> [Aim of the exercise] Show all lines from the listing below that contain "this".

> [Extracted records]
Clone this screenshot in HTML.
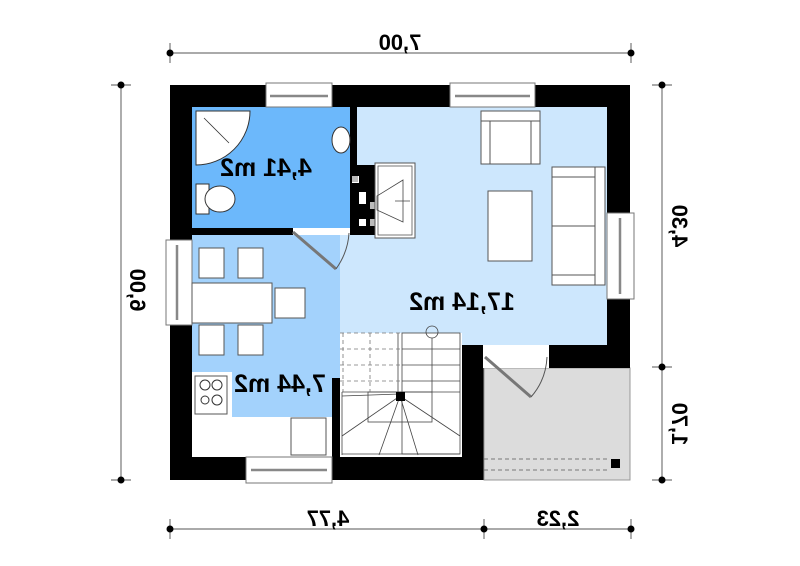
<!DOCTYPE html>
<html><head><meta charset="utf-8"><style>
html,body{margin:0;padding:0;background:#fff;width:800px;height:566px;overflow:hidden}
svg{display:block}
text{font-family:"Liberation Sans",sans-serif;font-weight:bold;fill:#000}
</style></head><body>
<svg width="800" height="566" viewBox="0 0 800 566" xmlns="http://www.w3.org/2000/svg">
<g stroke="#777" stroke-width="1.2" fill="none">
<line x1="170" y1="53" x2="631" y2="53"/>
<line x1="170" y1="43" x2="170" y2="63"/><line x1="631" y1="43" x2="631" y2="63"/>
<line x1="170" y1="529" x2="631" y2="529"/>
<line x1="170" y1="519" x2="170" y2="539"/><line x1="484" y1="519" x2="484" y2="539"/><line x1="631" y1="519" x2="631" y2="539"/>
<line x1="121" y1="85" x2="121" y2="480"/>
<line x1="111" y1="85" x2="131" y2="85"/><line x1="111" y1="480" x2="131" y2="480"/>
<line x1="662" y1="85" x2="662" y2="480"/>
<line x1="652" y1="85" x2="672" y2="85"/><line x1="652" y1="367" x2="672" y2="367"/><line x1="652" y1="480" x2="672" y2="480"/>
</g>
<g fill="#000">
<circle cx="170" cy="53" r="3.5"/><circle cx="631" cy="53" r="3.5"/>
<circle cx="170" cy="529" r="3.5"/><circle cx="484" cy="529" r="3.5"/><circle cx="631" cy="529" r="3.5"/>
<circle cx="121" cy="85" r="3.5"/><circle cx="121" cy="480" r="3.5"/>
<circle cx="662" cy="85" r="3.5"/><circle cx="662" cy="367" r="3.5"/><circle cx="662" cy="480" r="3.5"/>
</g>
<g font-size="22">
<text transform="translate(400,50) scale(-1,1)" text-anchor="middle">7,00</text>
<text transform="translate(328,526) scale(-1,1)" text-anchor="middle">4,77</text>
<text transform="translate(558,526) scale(-1,1)" text-anchor="middle">2,23</text>
<text transform="translate(130,290) scale(-1,1) rotate(-90)" text-anchor="middle">6,00</text>
<text transform="translate(672,226) scale(-1,1) rotate(-90)" text-anchor="middle">4,30</text>
<text transform="translate(672,424) scale(-1,1) rotate(-90)" text-anchor="middle">1,70</text>
</g>
<rect x="170" y="85" width="460" height="395" fill="#000"/>
<rect x="630" y="345" width="10" height="140" fill="#fff"/>
<rect x="484" y="368" width="146" height="112" fill="#dcdcdc" stroke="#999" stroke-width="1"/>
<rect x="549" y="345" width="81" height="23" fill="#000"/>
<rect x="340" y="107" width="267" height="238" fill="#cde7fd"/>
<rect x="192" y="107" width="158" height="121" fill="#6cb8fb"/>
<rect x="192" y="235" width="148" height="222" fill="#a3d2fc"/>
<rect x="192" y="417" width="140" height="40" fill="#fff"/>
<rect x="192" y="372" width="40" height="45" fill="#fff"/>
<rect x="332" y="378" width="8" height="79" fill="#000"/>
<rect x="483" y="345" width="66" height="23" fill="#fff"/>
<rect x="293" y="228" width="57" height="7" fill="#fff"/>
<rect x="350" y="107" width="7" height="128" fill="#000"/>
<rect x="350" y="165" width="25" height="70" fill="#000"/>
<g fill="#fff"><rect x="352" y="176" width="7" height="7"/><rect x="359" y="192" width="7" height="12"/><rect x="359" y="219" width="7" height="7"/></g>
<g fill="#bbb"><rect x="352" y="176" width="6" height="6"/><rect x="370" y="202" width="5" height="7"/><rect x="370" y="219" width="5" height="7"/></g>
<rect x="375" y="163" width="40" height="75" fill="#fff" stroke="#555"/>
<rect x="378" y="166" width="34" height="69" fill="#fff" stroke="#555" stroke-width=".8"/>
<path d="M377 196 L403 180 L403 222 L377 210Z M377 196 V210 M395 201 H410" fill="none" stroke="#444" stroke-width=".8"/>
<rect x="340" y="333" width="122" height="124" fill="#fff"/>
<g stroke="#444" stroke-width=".8" fill="none">
<rect x="402" y="333" width="58" height="121"/>
<line x1="402" y1="349" x2="460" y2="349"/><line x1="402" y1="365" x2="460" y2="365"/><line x1="402" y1="381" x2="460" y2="381"/>
<line x1="342" y1="392" x2="460" y2="392"/>
<line x1="342" y1="392" x2="342" y2="455"/>
<line x1="342" y1="454" x2="460" y2="454"/>
<line x1="400" y1="396" x2="342" y2="436"/><line x1="400" y1="396" x2="379" y2="455"/><line x1="400" y1="396" x2="418" y2="455"/><line x1="400" y1="396" x2="460" y2="436"/>
<line x1="400" y1="394" x2="342" y2="396"/>
<line x1="398" y1="333" x2="398" y2="392"/>
<rect x="368" y="392" width="64" height="30"/>
<circle cx="432" cy="332" r="6"/>
<line x1="432" y1="338" x2="432" y2="392"/>
</g>
<rect x="396" y="392" width="9" height="9" fill="#000"/>
<g stroke="#777" stroke-width=".8" stroke-dasharray="4,3" fill="none">
<line x1="340" y1="349" x2="400" y2="349"/><line x1="340" y1="365" x2="400" y2="365"/><line x1="340" y1="381" x2="400" y2="381"/>
<line x1="370" y1="333" x2="370" y2="392"/><line x1="343" y1="333" x2="343" y2="392"/>
<line x1="340" y1="333" x2="400" y2="333"/>
</g>
<g fill="#fff" stroke="#777" stroke-width="1">
<rect x="266" y="83" width="66" height="24"/><rect x="450" y="83" width="85" height="24"/>
<rect x="166" y="240" width="26" height="85"/><rect x="607" y="213" width="27" height="86"/>
<rect x="246" y="457" width="86" height="26"/>
</g>
<g stroke="#888" stroke-width="2.5"><line x1="270" y1="96" x2="328" y2="96"/><line x1="455" y1="96" x2="530" y2="96"/>
<line x1="177" y1="245" x2="177" y2="320"/><line x1="620" y1="218" x2="620" y2="294"/><line x1="251" y1="470" x2="327" y2="470"/></g>
<path d="M196 111 H250 A54 54 0 0 1 196 165 Z" fill="#fff" stroke="#333"/>
<path d="M204 118 L229 143" stroke="#333" stroke-width=".8"/>
<rect x="196" y="184" width="13" height="30" fill="#fff" stroke="#333"/>
<ellipse cx="220" cy="199" rx="15" ry="13" fill="#fff" stroke="#333"/>
<ellipse cx="341" cy="140" rx="9" ry="13" fill="#fff" stroke="#333"/>
<g stroke="#555" fill="none" stroke-width="1">
<path d="M293 232 L336 269" stroke-width="3" stroke="#777"/>
<path d="M336 269 Q348 252 349 233"/>
<path d="M485 357 L531 397" stroke-width="3" stroke="#777"/>
<path d="M531 397 Q546 380 547 357"/>
</g>
<g fill="#fff" stroke="#555">
<rect x="199" y="248" width="25" height="30"/><rect x="238" y="248" width="25" height="30"/>
<rect x="192" y="283" width="80" height="40"/>
<rect x="275" y="288" width="30" height="30"/>
<rect x="199" y="325" width="25" height="30"/><rect x="238" y="325" width="25" height="30"/>
<rect x="195" y="376" width="32" height="38"/>
<rect x="291" y="418" width="35" height="37"/>
</g>
<g fill="none" stroke="#333"><circle cx="205" cy="385" r="5"/><circle cx="217" cy="385" r="5"/><circle cx="205" cy="400" r="4"/><circle cx="217" cy="400" r="5"/></g>
<g fill="#fff" stroke="#555">
<rect x="481" y="111" width="59" height="53"/><line x1="481" y1="121" x2="540" y2="121"/><line x1="490" y1="121" x2="490" y2="164"/><line x1="531" y1="121" x2="531" y2="164"/>
<rect x="488" y="191" width="44" height="70"/>
<rect x="552" y="167" width="53" height="118"/><line x1="552" y1="177" x2="595" y2="177"/><line x1="552" y1="226" x2="595" y2="226"/><line x1="552" y1="275" x2="595" y2="275"/><line x1="595" y1="167" x2="595" y2="285"/>
</g>
<g stroke="#777" stroke-dasharray="4,3"><line x1="484" y1="459" x2="610" y2="459"/><line x1="484" y1="470" x2="610" y2="470"/></g>
<rect x="611" y="459" width="9" height="9" fill="#000"/>
<g font-size="25">
<text transform="translate(266,176) scale(-1,1)" text-anchor="middle">4,41 m2</text>
<text transform="translate(462,310) scale(-1,1)" text-anchor="middle">17,14 m2</text>
<text transform="translate(280,392) scale(-1,1)" text-anchor="middle">7,44 m2</text>
</g>
</svg>
</body></html>
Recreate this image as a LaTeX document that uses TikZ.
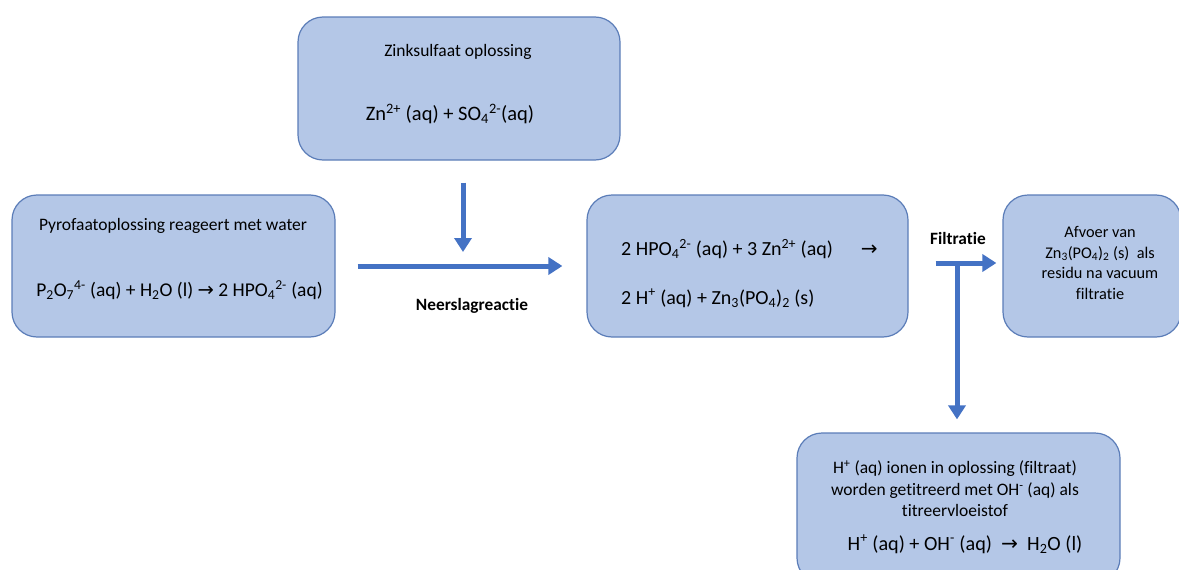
\documentclass[tikz,border=0pt]{standalone}
\usepackage{fontspec}
\setmainfont{Carlito}[Ligatures=NoCommon]
\newfontfamily\symfont{DejaVu Sans}
\usetikzlibrary{arrows.meta}
\definecolor{boxfill}{HTML}{B4C7E7}
\definecolor{boxline}{HTML}{5B7DB8}
\definecolor{arrowblue}{HTML}{4472C4}
\newcommand{\subx}[1]{\textsubscript{#1}}
\newcommand{\supx}[1]{\textsuperscript{#1}}
\newcommand{\pijlteken}{{\symfont\char"2192}}

\begin{document}
\begin{tikzpicture}[x=1pt, y=-1pt,
    stap/.style={draw=boxline, fill=boxfill, rounded corners=25pt, line width=1.2pt, inner sep=0pt},
    titel/.style={font=\fontsize{17.5}{21}\selectfont, align=center, inner sep=0pt},
    formule/.style={font=\fontsize{20}{24}\selectfont, inner sep=0pt},
    kop/.style={font=\fontsize{17.3}{21}\selectfont\bfseries, inner sep=0pt},
    pijl/.style={draw=arrowblue, line width=5pt, -{Triangle[width=17pt, length=14pt]}}]
    \useasboundingbox (0,0) rectangle (1179,570);
    \clip (0,0) rectangle (1179,570);

    % blokken
    \node [stap, minimum width=322pt, minimum height=143pt] (zink) at (459,88.5) {};
    \node [stap, minimum width=323pt, minimum height=142pt] (pyro) at (173.5,266) {};
    \node [stap, minimum width=321pt, minimum height=142pt] (neerslag) at (747.5,266) {};
    \node [stap, minimum width=178pt, minimum height=142pt] (afvoer) at (1092,266) {};
    \node [stap, minimum width=323pt, minimum height=150pt] (filtraat) at (958.5,508) {};

    % teksten
    \node [titel] (zinktitel) at (458,52) {Zinksulfaat oplossing};
    \node [formule, font=\fontsize{20.5}{24}\selectfont] (zinkreactie) at (450,114) {Zn\supx{2+}\ (aq) + SO\subx{4}\supx{2-}(aq)};
    \node [titel] (pyrotitel) at (173,226) {Pyrofaatoplossing reageert met water};
    \node [formule, font=\fontsize{19.5}{24}\selectfont] (pyroreactie) at (179.5,290) {P\subx{2}O\subx{7}\supx{4-} (aq) + H\subx{2}O (l) \pijlteken\ 2 HPO\subx{4}\supx{2-} (aq)};
    \node [formule, anchor=west] (neerslagreactie) at (621,249) {2 HPO\subx{4}\supx{2-} (aq) + 3 Zn\supx{2+} (aq)\hspace{1.4em}\pijlteken};
    \node [formule, anchor=west] (neerslagproduct) at (621,298) {2 H\supx{+} (aq) + Zn\subx{3}(PO\subx{4})\subx{2} (s)};
    \node [titel, font=\fontsize{16.3}{20.5}\selectfont] (afvoertekst) at (1100,263) {Afvoer van\\Zn\subx{3}(PO\subx{4})\subx{2} (s)\ \ als\\residu na vacuum\\filtratie};
    \node [titel, font=\fontsize{17.5}{21.5}\selectfont] (filtraattekst) at (955,489) {H\supx{+} (aq) ionen in oplossing (filtraat)\\worden getitreerd met OH\supx{-} (aq) als\\titreervloeistof};
    \node [formule, font=\fontsize{20.2}{24}\selectfont] (filtraatreactie) at (965,544) {H\supx{+} (aq) + OH\supx{-} (aq)\ \ \pijlteken\ \ H\subx{2}O (l)};

    % pijlen
    \coordinate (samen) at (463,266);
    \coordinate (splits) at (957,265);
    \draw [pijl, shorten <=22pt, shorten >=14pt] (zink.south -| samen) -- (samen);
    \draw [pijl, shorten <=22pt, shorten >=24pt] (pyro) -- (neerslag);
    \draw [pijl, shorten <=27pt, shorten >=6pt] ([yshift=3pt]neerslag.east) -- ([yshift=3pt]afvoer.west);
    \draw [pijl, shorten >=13pt] (splits) -- (filtraat.north -| splits);
    \node [kop] (neerslaglabel) at (472,306) {Neerslagreactie};
    \node [kop] (filtratielabel) at (958,238) {Filtratie};
\end{tikzpicture}
\end{document}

> [Output of the exercise]
Clone this screenshot in HTML.
Recreate this image as a LaTeX document that uses TikZ.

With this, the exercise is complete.